Now, you don't have to get that much input from your players. But you can do simple things to get them involved. For example "It's the middle of the day on Sunday, you're hungry and your kitchen is completely devoid of food. Where would you go?" The player then answers, and you can use that to frame a scene for them where-ever they choose to go. Who doesn't love shoot outs at Chuck-E-Cheese, right?
Pitfall: Not Enough Information
I promised we'd go into some pitfalls, and I have 2 for this article. The first is what can happen when you try the "less is more" approach but accidentally give too little information. Sometimes a picture that is very clear to us, or even clear to other people at the table, just doesn't take shape in the focus player's head the same way. Maybe you thought you were clear that the player was about to be in a fight, but the player didn't pick up on the subtle/not-so-subtle clues that that was the case. The player is now disadvantaged because you didn't give them enough information to go forward with the situation that they're in.

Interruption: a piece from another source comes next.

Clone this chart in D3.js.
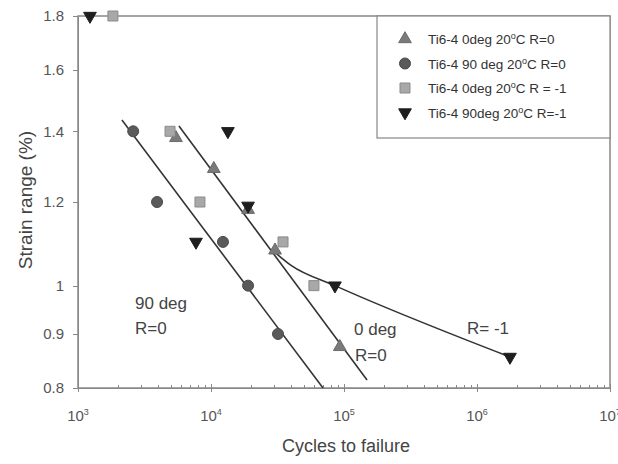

If your player asks for more information you should give it to them. you may want to put a limit on how often you'll repeat yourself, but try not to force the player into a situation where they feel like they have to leap blind. Yes, sometimes information is denied in character for a reason (i.e. "you don't know who these guys are with, just that they're armed and pointing guns at you") but other information is easily picked up. Try to give the player some more information, maybe even more than you initially gave, and then prompt them again.
Pitfall: My Character Wouldn't Be There
One of the problems that more narrative focused people - such as myself - can fall into when framing scenes is we put players into situations that their character would never be in in the first place. Maybe this is as innocuous as someone who doesn't need to eat being at a grocery store, but it can also be a bigger deal too. For example, in a test game I ran I framed a character into the crowd during a "pro metahuman rights" rally that was being protested by an "anti-metahuman" group. The player played along, but there was an awkward pause when the initial prompt came up because the player's default reaction was "my character wouldn't be caught dead at one of these events...."
You can imagine how easy it would be to do in more serious matters as well. Such as a GM wanting to challenge a player and framing the PC into a fight where they don't have their trusty and beloved sword on them for no good reason.
To solve this you need two things. One, you need to know the PCs in your game and try to avoid any of the moves that they "definitely wouldn't do." The second is to abuse the notion of getting player feed back and working around that. The example in that topic is a great one that can go many ways. The GM presents the player with the inciting action that launches the scene ("you're hungry and have no food, what do you do?") and the player tells them where they go ("I go grocery shopping." or "I go to Chuck-E-Cheese for a pizza.") The GM can then work with that response to frame the scene around the situation the player has put themself into. Everyone comes out much happier in the end.
Have you framed scenes in your game particularly well? If so, what tricks did you use to do it? Any other advice to share?
I may revisit this topic at a later date and time, but for now this should be a good starting off point.